(Atónio Avelãs Nunes, O Militante, nº 367, 2020/07)
1. Em 2008, a Sr.ª Merkel defendeu que a origem da crise estava nos excessos do mercado. Agora, a pandemia veio mostrar que o mundo depende da aspirina que (quase só) se produz na Índia e que a Europa e os EUA dependiam da China no que toca à produção de máscaras de protecção individual e de ventiladores utilizados nas unidades de cuidados intensivos. Há quem fale dos excessos da deslocalização de empresas industriais e até da necessidade de salvaguardar a «soberania farmacêutica e sanitária.» Tudo bem. Mas é ainda mais importante garantir aos povos a soberania alimentar, energética, financeira, a soberania no que toca ao controlo dos portos e aeroportos e das empresas de telecomunicações, das empresas de transporte aéreo e de todo o conjunto das empresas estratégicas, aquelas em que assenta a verdadeira soberania.
Em nome da liberdade de circulação do capital (a mãe de todas as liberdades do capital), inventou-se a internacionalização, a deslocalização de empresas industriais para os paraísos laborais, em busca de mão-de-obra barata e sem direitos. Os países emergentes seriam a fábrica do mundo, ficando as ‘metrópoles’ com os serviços ‘nobres’ (estratégicos) da investigação e concepção, os serviços financeiros e o turismo. Tudo para permitir ao grande capital aumentar a taxa de exploração (nas ‘metrópoles’ e nas novas ‘colónias’) e contrariar a tendência para a baixa da taxa média de lucro que as chamadas crises do petróleo (anos 1970) trouxeram à luz do dia.

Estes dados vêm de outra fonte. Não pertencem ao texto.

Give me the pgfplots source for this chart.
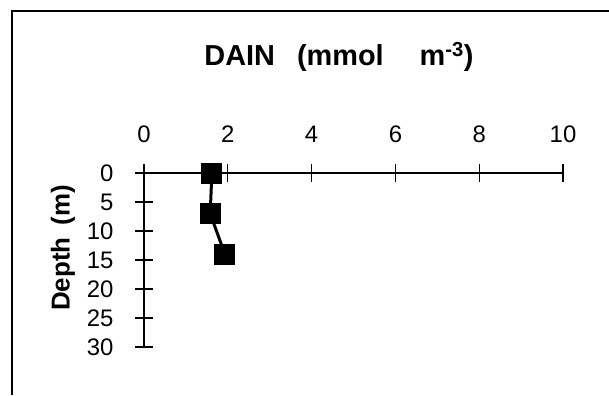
\documentclass[border=0pt]{standalone}
\usepackage{pgfplots}
\pgfplotsset{compat=1.18}
\usepackage{fontspec}
\setmainfont{Liberation Sans}

\begin{document}
\begin{tikzpicture}[x=1bp,y=1bp]
\useasboundingbox (0,0) rectangle (609,395);
% scanned frame
\draw[line width=2bp] (11.5,0) -- (11.5,383.5) -- (609,383.5);

\begin{axis}[
at={(144bp,48bp)}, anchor=south west,
scale only axis,
width=419bp, height=174bp,
xmin=0, xmax=10,
ymin=0, ymax=30,
y dir=reverse,
axis x line*=top,
axis y line*=left,
axis line style={line width=1.4bp},
xtick={0,2,4,6,8,10},
ytick={0,5,10,15,20,25,30},
tick align=center,
major tick length=18bp,
tick style={line width=1.2bp, black},
/pgf/number format/assume math mode=true,
ticklabel style={font=\fontsize{24}{28}\selectfont},
xticklabel style={anchor=center, yshift=30bp},
yticklabel style={anchor=east, xshift=-18bp},
clip=false,
]
\addplot [black, line width=3bp, mark=square*, mark size=9bp, mark options={solid}]
table{%
x y
1.62 0
1.58 7
1.93 14
};
\end{axis}

\node[font=\fontsize{29}{33}\selectfont\bfseries, anchor=base] at (339,330)
  {DAIN\hspace{22bp}(mmol\hspace{36bp}m\textsuperscript{-3})};
\node[font=\fontsize{26}{30}\selectfont\bfseries, rotate=90] at (63,147)
  {Depth\hspace{12bp}(m)};
\end{tikzpicture}
\end{document}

A desindustrialização registada nos países mais industrializados arrastou consigo a subversão da estrutura produtiva (e da estrutura do emprego) e a ruptura das fileiras produtivas em vários sectores, ficando a nu os perigos destes excessos do capital. Fala-se agora da necessidade de re-industrialização. E fala-se também da necessidade de temperar o radicalismo do comércio livre imposto ao mundo através da OMC.